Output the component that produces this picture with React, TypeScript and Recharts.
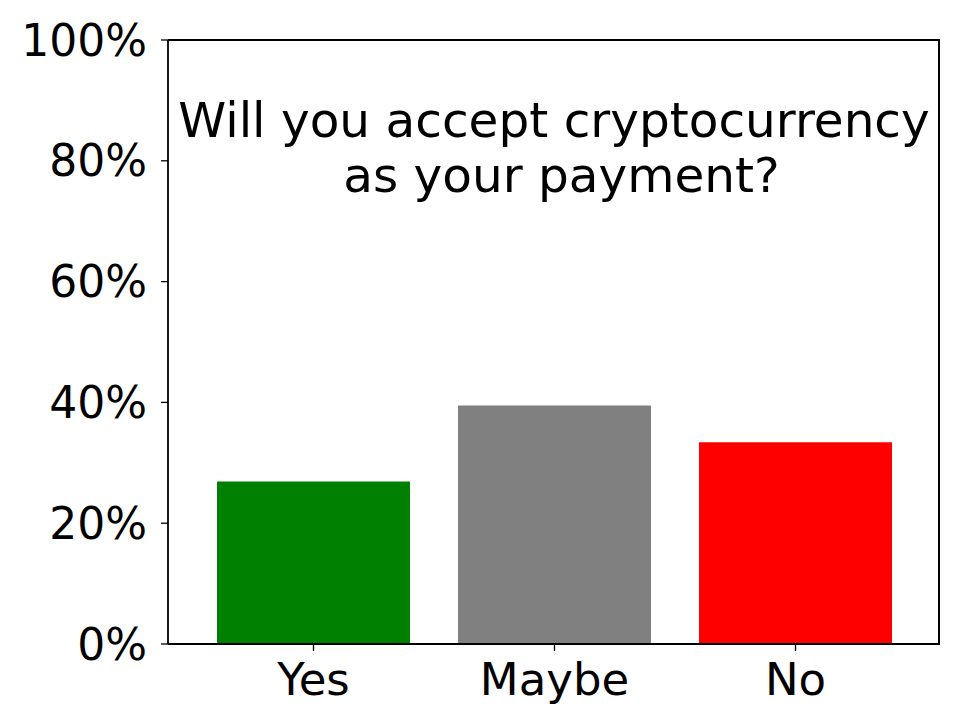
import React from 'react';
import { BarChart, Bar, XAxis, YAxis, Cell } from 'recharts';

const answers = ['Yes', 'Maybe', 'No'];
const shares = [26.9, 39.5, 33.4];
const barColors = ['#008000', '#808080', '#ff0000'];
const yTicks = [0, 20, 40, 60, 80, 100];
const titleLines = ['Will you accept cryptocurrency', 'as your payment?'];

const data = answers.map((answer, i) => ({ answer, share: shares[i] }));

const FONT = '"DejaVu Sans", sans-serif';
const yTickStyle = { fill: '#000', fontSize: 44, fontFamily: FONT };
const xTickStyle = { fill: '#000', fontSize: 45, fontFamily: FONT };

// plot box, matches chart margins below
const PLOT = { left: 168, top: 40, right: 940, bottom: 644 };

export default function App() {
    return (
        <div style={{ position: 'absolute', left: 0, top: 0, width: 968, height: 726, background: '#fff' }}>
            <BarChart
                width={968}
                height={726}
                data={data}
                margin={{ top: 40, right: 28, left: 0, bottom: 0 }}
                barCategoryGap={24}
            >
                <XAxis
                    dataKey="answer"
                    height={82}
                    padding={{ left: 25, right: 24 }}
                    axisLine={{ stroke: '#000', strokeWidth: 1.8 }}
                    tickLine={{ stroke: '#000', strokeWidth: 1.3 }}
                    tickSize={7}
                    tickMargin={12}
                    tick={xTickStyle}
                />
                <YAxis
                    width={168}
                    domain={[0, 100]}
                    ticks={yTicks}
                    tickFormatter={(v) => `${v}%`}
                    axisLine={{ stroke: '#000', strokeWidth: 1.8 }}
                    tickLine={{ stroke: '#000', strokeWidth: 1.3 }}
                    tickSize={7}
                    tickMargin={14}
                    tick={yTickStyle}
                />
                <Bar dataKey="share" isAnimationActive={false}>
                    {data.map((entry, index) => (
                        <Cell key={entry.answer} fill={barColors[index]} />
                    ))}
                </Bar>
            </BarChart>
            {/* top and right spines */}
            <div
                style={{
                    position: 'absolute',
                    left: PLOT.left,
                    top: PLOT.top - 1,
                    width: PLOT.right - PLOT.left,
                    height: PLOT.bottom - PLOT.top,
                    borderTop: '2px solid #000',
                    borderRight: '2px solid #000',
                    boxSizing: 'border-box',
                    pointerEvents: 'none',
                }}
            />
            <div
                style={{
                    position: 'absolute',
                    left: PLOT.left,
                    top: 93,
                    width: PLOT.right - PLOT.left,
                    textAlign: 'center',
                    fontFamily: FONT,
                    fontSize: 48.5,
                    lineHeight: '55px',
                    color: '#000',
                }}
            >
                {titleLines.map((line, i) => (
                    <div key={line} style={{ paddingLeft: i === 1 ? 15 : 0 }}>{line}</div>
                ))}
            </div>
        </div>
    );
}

- **WHAT TO WORK ON**
Make an exact copy of the lines from the top of the material through the line with "940, bottom: 644", pictures excluded.

- **EXERCISE OUTPUT**
Output the component that produces this picture with React, TypeScript and Recharts.
import React from 'react';
import { BarChart, Bar, XAxis, YAxis, Cell } from 'recharts';

const answers = ['Yes', 'Maybe', 'No'];
const shares = [26.9, 39.5, 33.4];
const barColors = ['#008000', '#808080', '#ff0000'];
const yTicks = [0, 20, 40, 60, 80, 100];
const titleLines = ['Will you accept cryptocurrency', 'as your payment?'];

const data = answers.map((answer, i) => ({ answer, share: shares[i] }));

const FONT = '"DejaVu Sans", sans-serif';
const yTickStyle = { fill: '#000', fontSize: 44, fontFamily: FONT };
const xTickStyle = { fill: '#000', fontSize: 45, fontFamily: FONT };

// plot box, matches chart margins below
const PLOT = { left: 168, top: 40, right: 940, bottom: 644 };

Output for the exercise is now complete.